▶ **GIVEN EXERCISE**: Without the pictures, return all of the material exactly as written.

============================================================

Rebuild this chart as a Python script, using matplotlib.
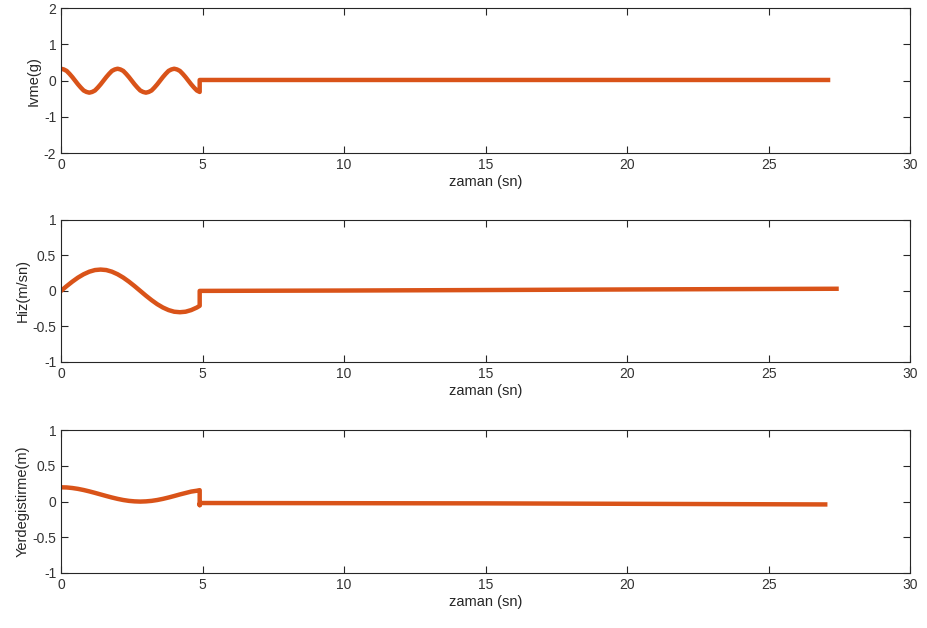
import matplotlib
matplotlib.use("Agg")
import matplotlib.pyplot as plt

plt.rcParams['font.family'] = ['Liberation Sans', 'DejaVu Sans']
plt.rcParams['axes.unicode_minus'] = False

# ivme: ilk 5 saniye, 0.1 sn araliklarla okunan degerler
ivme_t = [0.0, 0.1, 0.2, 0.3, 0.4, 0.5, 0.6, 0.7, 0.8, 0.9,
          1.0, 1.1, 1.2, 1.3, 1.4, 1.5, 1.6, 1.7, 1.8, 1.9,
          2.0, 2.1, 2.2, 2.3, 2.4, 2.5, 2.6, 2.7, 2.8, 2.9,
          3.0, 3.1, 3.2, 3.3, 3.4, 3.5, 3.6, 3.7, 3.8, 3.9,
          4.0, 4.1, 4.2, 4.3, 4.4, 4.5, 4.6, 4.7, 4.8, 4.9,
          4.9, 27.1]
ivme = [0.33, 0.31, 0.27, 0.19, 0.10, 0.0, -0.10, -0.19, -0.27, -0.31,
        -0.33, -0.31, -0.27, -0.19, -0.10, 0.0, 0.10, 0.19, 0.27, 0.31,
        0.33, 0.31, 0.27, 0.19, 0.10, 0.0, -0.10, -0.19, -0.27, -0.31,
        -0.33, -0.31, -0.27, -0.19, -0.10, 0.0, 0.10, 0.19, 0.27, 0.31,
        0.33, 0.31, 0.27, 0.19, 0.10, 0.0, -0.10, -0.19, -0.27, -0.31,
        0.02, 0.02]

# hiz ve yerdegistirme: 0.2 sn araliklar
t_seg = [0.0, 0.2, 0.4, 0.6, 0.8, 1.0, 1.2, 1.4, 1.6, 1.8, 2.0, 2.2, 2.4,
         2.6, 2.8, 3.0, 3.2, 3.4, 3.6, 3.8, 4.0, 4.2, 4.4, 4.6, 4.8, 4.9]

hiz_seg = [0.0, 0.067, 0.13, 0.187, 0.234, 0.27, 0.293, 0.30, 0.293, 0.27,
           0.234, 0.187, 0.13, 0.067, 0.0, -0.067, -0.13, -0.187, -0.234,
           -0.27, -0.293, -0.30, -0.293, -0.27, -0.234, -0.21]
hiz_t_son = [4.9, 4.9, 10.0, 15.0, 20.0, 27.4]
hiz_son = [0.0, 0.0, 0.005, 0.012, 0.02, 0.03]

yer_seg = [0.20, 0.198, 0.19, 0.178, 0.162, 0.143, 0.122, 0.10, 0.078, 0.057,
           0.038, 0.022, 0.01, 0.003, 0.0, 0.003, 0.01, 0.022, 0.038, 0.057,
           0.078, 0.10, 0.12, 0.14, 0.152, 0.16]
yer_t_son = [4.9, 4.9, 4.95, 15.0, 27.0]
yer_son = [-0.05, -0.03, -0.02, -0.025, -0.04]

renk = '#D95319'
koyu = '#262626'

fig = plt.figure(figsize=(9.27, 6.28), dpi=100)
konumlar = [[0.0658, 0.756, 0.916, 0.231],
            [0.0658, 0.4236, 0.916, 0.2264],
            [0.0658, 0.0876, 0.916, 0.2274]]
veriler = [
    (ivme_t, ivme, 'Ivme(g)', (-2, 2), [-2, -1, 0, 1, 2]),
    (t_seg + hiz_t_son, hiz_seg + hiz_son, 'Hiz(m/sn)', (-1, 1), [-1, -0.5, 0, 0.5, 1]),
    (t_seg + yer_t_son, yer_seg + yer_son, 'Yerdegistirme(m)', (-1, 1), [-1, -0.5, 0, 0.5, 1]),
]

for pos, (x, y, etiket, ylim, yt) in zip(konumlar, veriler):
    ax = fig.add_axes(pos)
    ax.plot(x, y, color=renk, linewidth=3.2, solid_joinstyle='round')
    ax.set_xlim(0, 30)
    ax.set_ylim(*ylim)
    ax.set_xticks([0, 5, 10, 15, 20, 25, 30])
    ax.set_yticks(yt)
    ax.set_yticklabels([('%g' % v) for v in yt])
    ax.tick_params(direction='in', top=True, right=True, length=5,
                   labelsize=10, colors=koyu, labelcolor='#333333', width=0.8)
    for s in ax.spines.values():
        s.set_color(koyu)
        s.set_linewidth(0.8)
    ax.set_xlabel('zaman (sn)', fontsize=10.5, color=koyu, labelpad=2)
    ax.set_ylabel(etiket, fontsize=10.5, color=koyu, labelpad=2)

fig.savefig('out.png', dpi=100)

============================================================

▶ **TASK SOLUTION**:
Rebuild this chart as a Python script, using matplotlib.
import matplotlib
matplotlib.use("Agg")
import matplotlib.pyplot as plt

plt.rcParams['font.family'] = ['Liberation Sans', 'DejaVu Sans']
plt.rcParams['axes.unicode_minus'] = False

# ivme: ilk 5 saniye, 0.1 sn araliklarla okunan degerler
ivme_t = [0.0, 0.1, 0.2, 0.3, 0.4, 0.5, 0.6, 0.7, 0.8, 0.9,
          1.0, 1.1, 1.2, 1.3, 1.4, 1.5, 1.6, 1.7, 1.8, 1.9,
          2.0, 2.1, 2.2, 2.3, 2.4, 2.5, 2.6, 2.7, 2.8, 2.9,
          3.0, 3.1, 3.2, 3.3, 3.4, 3.5, 3.6, 3.7, 3.8, 3.9,
          4.0, 4.1, 4.2, 4.3, 4.4, 4.5, 4.6, 4.7, 4.8, 4.9,
          4.9, 27.1]
ivme = [0.33, 0.31, 0.27, 0.19, 0.10, 0.0, -0.10, -0.19, -0.27, -0.31,
        -0.33, -0.31, -0.27, -0.19, -0.10, 0.0, 0.10, 0.19, 0.27, 0.31,
        0.33, 0.31, 0.27, 0.19, 0.10, 0.0, -0.10, -0.19, -0.27, -0.31,
        -0.33, -0.31, -0.27, -0.19, -0.10, 0.0, 0.10, 0.19, 0.27, 0.31,
        0.33, 0.31, 0.27, 0.19, 0.10, 0.0, -0.10, -0.19, -0.27, -0.31,
        0.02, 0.02]

# hiz ve yerdegistirme: 0.2 sn araliklar
t_seg = [0.0, 0.2, 0.4, 0.6, 0.8, 1.0, 1.2, 1.4, 1.6, 1.8, 2.0, 2.2, 2.4,
         2.6, 2.8, 3.0, 3.2, 3.4, 3.6, 3.8, 4.0, 4.2, 4.4, 4.6, 4.8, 4.9]

hiz_seg = [0.0, 0.067, 0.13, 0.187, 0.234, 0.27, 0.293, 0.30, 0.293, 0.27,
           0.234, 0.187, 0.13, 0.067, 0.0, -0.067, -0.13, -0.187, -0.234,
           -0.27, -0.293, -0.30, -0.293, -0.27, -0.234, -0.21]
hiz_t_son = [4.9, 4.9, 10.0, 15.0, 20.0, 27.4]
hiz_son = [0.0, 0.0, 0.005, 0.012, 0.02, 0.03]

yer_seg = [0.20, 0.198, 0.19, 0.178, 0.162, 0.143, 0.122, 0.10, 0.078, 0.057,
           0.038, 0.022, 0.01, 0.003, 0.0, 0.003, 0.01, 0.022, 0.038, 0.057,
           0.078, 0.10, 0.12, 0.14, 0.152, 0.16]
yer_t_son = [4.9, 4.9, 4.95, 15.0, 27.0]
yer_son = [-0.05, -0.03, -0.02, -0.025, -0.04]

renk = '#D95319'
koyu = '#262626'

fig = plt.figure(figsize=(9.27, 6.28), dpi=100)
konumlar = [[0.0658, 0.756, 0.916, 0.231],
            [0.0658, 0.4236, 0.916, 0.2264],
            [0.0658, 0.0876, 0.916, 0.2274]]
veriler = [
    (ivme_t, ivme, 'Ivme(g)', (-2, 2), [-2, -1, 0, 1, 2]),
    (t_seg + hiz_t_son, hiz_seg + hiz_son, 'Hiz(m/sn)', (-1, 1), [-1, -0.5, 0, 0.5, 1]),
    (t_seg + yer_t_son, yer_seg + yer_son, 'Yerdegistirme(m)', (-1, 1), [-1, -0.5, 0, 0.5, 1]),
]

for pos, (x, y, etiket, ylim, yt) in zip(konumlar, veriler):
    ax = fig.add_axes(pos)
    ax.plot(x, y, color=renk, linewidth=3.2, solid_joinstyle='round')
    ax.set_xlim(0, 30)
    ax.set_ylim(*ylim)
    ax.set_xticks([0, 5, 10, 15, 20, 25, 30])
    ax.set_yticks(yt)
    ax.set_yticklabels([('%g' % v) for v in yt])
    ax.tick_params(direction='in', top=True, right=True, length=5,
                   labelsize=10, colors=koyu, labelcolor='#333333', width=0.8)
    for s in ax.spines.values():
        s.set_color(koyu)
        s.set_linewidth(0.8)
    ax.set_xlabel('zaman (sn)', fontsize=10.5, color=koyu, labelpad=2)
    ax.set_ylabel(etiket, fontsize=10.5, color=koyu, labelpad=2)

fig.savefig('out.png', dpi=100)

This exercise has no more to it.